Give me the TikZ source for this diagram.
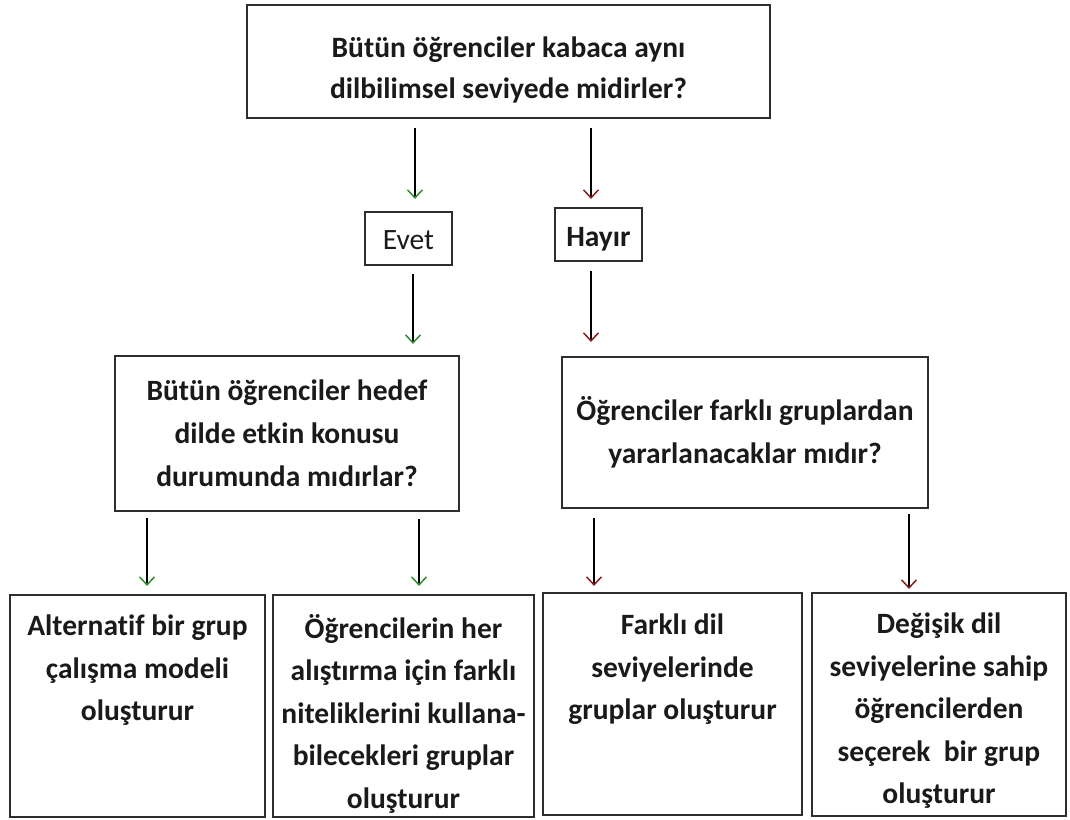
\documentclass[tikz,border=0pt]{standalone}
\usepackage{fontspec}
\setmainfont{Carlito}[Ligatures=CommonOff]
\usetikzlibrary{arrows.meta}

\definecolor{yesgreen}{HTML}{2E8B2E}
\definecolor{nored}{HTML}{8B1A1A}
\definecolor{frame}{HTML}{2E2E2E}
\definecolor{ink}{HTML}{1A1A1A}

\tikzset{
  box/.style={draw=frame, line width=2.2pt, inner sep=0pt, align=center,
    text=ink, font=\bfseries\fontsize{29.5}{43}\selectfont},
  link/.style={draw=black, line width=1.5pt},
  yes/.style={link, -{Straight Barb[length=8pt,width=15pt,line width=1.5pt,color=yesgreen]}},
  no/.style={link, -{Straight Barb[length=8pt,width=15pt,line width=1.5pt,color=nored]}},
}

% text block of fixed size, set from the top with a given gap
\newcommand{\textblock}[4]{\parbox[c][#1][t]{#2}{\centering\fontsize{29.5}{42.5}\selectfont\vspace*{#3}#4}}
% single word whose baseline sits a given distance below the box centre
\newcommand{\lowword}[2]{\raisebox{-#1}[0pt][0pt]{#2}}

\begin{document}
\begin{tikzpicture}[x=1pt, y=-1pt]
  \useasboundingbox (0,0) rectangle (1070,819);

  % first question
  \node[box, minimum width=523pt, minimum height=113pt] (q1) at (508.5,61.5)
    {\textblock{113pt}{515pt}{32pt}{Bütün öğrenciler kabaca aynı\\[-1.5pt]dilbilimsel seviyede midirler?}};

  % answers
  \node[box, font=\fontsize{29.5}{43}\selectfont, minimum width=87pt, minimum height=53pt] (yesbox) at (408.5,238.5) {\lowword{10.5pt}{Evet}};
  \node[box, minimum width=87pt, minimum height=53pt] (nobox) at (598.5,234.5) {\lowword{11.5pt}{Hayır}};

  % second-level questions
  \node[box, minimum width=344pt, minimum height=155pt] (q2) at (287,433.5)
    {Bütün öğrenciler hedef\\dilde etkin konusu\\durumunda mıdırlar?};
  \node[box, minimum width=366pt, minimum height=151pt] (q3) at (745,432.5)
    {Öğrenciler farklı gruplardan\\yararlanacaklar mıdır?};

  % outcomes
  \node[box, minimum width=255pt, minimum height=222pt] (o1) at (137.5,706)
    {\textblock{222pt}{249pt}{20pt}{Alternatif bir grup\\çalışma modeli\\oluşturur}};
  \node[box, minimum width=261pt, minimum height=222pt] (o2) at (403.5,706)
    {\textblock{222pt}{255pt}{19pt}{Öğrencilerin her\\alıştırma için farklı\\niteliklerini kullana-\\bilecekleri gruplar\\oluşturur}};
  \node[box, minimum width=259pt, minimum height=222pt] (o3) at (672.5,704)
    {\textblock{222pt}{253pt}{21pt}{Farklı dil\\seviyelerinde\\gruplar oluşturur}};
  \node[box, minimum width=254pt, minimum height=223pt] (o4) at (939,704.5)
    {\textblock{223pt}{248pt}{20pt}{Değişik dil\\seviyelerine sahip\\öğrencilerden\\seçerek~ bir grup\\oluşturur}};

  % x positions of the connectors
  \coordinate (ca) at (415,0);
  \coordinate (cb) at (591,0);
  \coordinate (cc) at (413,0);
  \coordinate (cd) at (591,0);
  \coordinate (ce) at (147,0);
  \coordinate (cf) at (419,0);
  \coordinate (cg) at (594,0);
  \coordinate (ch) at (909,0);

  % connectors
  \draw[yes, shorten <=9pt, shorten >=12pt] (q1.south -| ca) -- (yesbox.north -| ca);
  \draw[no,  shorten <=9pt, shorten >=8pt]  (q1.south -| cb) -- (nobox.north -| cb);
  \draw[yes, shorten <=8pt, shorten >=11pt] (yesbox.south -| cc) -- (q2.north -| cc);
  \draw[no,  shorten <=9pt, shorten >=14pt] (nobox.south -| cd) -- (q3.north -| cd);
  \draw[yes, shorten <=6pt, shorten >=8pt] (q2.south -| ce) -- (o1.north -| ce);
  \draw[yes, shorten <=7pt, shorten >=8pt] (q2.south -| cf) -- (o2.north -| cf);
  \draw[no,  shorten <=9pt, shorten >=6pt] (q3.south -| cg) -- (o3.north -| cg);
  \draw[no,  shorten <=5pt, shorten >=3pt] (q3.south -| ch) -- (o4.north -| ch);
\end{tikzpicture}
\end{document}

## Exercise aim:
Take the listing above and print it exactly, apart from the pictures.

## Full answer:
Give me the TikZ source for this diagram.
\documentclass[tikz,border=0pt]{standalone}
\usepackage{fontspec}
\setmainfont{Carlito}[Ligatures=CommonOff]
\usetikzlibrary{arrows.meta}

\definecolor{yesgreen}{HTML}{2E8B2E}
\definecolor{nored}{HTML}{8B1A1A}
\definecolor{frame}{HTML}{2E2E2E}
\definecolor{ink}{HTML}{1A1A1A}

\tikzset{
  box/.style={draw=frame, line width=2.2pt, inner sep=0pt, align=center,
    text=ink, font=\bfseries\fontsize{29.5}{43}\selectfont},
  link/.style={draw=black, line width=1.5pt},
  yes/.style={link, -{Straight Barb[length=8pt,width=15pt,line width=1.5pt,color=yesgreen]}},
  no/.style={link, -{Straight Barb[length=8pt,width=15pt,line width=1.5pt,color=nored]}},
}

% text block of fixed size, set from the top with a given gap
\newcommand{\textblock}[4]{\parbox[c][#1][t]{#2}{\centering\fontsize{29.5}{42.5}\selectfont\vspace*{#3}#4}}
% single word whose baseline sits a given distance below the box centre
\newcommand{\lowword}[2]{\raisebox{-#1}[0pt][0pt]{#2}}

\begin{document}
\begin{tikzpicture}[x=1pt, y=-1pt]
  \useasboundingbox (0,0) rectangle (1070,819);

  % first question
  \node[box, minimum width=523pt, minimum height=113pt] (q1) at (508.5,61.5)
    {\textblock{113pt}{515pt}{32pt}{Bütün öğrenciler kabaca aynı\\[-1.5pt]dilbilimsel seviyede midirler?}};

  % answers
  \node[box, font=\fontsize{29.5}{43}\selectfont, minimum width=87pt, minimum height=53pt] (yesbox) at (408.5,238.5) {\lowword{10.5pt}{Evet}};
  \node[box, minimum width=87pt, minimum height=53pt] (nobox) at (598.5,234.5) {\lowword{11.5pt}{Hayır}};

  % second-level questions
  \node[box, minimum width=344pt, minimum height=155pt] (q2) at (287,433.5)
    {Bütün öğrenciler hedef\\dilde etkin konusu\\durumunda mıdırlar?};
  \node[box, minimum width=366pt, minimum height=151pt] (q3) at (745,432.5)
    {Öğrenciler farklı gruplardan\\yararlanacaklar mıdır?};

  % outcomes
  \node[box, minimum width=255pt, minimum height=222pt] (o1) at (137.5,706)
    {\textblock{222pt}{249pt}{20pt}{Alternatif bir grup\\çalışma modeli\\oluşturur}};
  \node[box, minimum width=261pt, minimum height=222pt] (o2) at (403.5,706)
    {\textblock{222pt}{255pt}{19pt}{Öğrencilerin her\\alıştırma için farklı\\niteliklerini kullana-\\bilecekleri gruplar\\oluşturur}};
  \node[box, minimum width=259pt, minimum height=222pt] (o3) at (672.5,704)
    {\textblock{222pt}{253pt}{21pt}{Farklı dil\\seviyelerinde\\gruplar oluşturur}};
  \node[box, minimum width=254pt, minimum height=223pt] (o4) at (939,704.5)
    {\textblock{223pt}{248pt}{20pt}{Değişik dil\\seviyelerine sahip\\öğrencilerden\\seçerek~ bir grup\\oluşturur}};

  % x positions of the connectors
  \coordinate (ca) at (415,0);
  \coordinate (cb) at (591,0);
  \coordinate (cc) at (413,0);
  \coordinate (cd) at (591,0);
  \coordinate (ce) at (147,0);
  \coordinate (cf) at (419,0);
  \coordinate (cg) at (594,0);
  \coordinate (ch) at (909,0);

  % connectors
  \draw[yes, shorten <=9pt, shorten >=12pt] (q1.south -| ca) -- (yesbox.north -| ca);
  \draw[no,  shorten <=9pt, shorten >=8pt]  (q1.south -| cb) -- (nobox.north -| cb);
  \draw[yes, shorten <=8pt, shorten >=11pt] (yesbox.south -| cc) -- (q2.north -| cc);
  \draw[no,  shorten <=9pt, shorten >=14pt] (nobox.south -| cd) -- (q3.north -| cd);
  \draw[yes, shorten <=6pt, shorten >=8pt] (q2.south -| ce) -- (o1.north -| ce);
  \draw[yes, shorten <=7pt, shorten >=8pt] (q2.south -| cf) -- (o2.north -| cf);
  \draw[no,  shorten <=9pt, shorten >=6pt] (q3.south -| cg) -- (o3.north -| cg);
  \draw[no,  shorten <=5pt, shorten >=3pt] (q3.south -| ch) -- (o4.north -| ch);
\end{tikzpicture}
\end{document}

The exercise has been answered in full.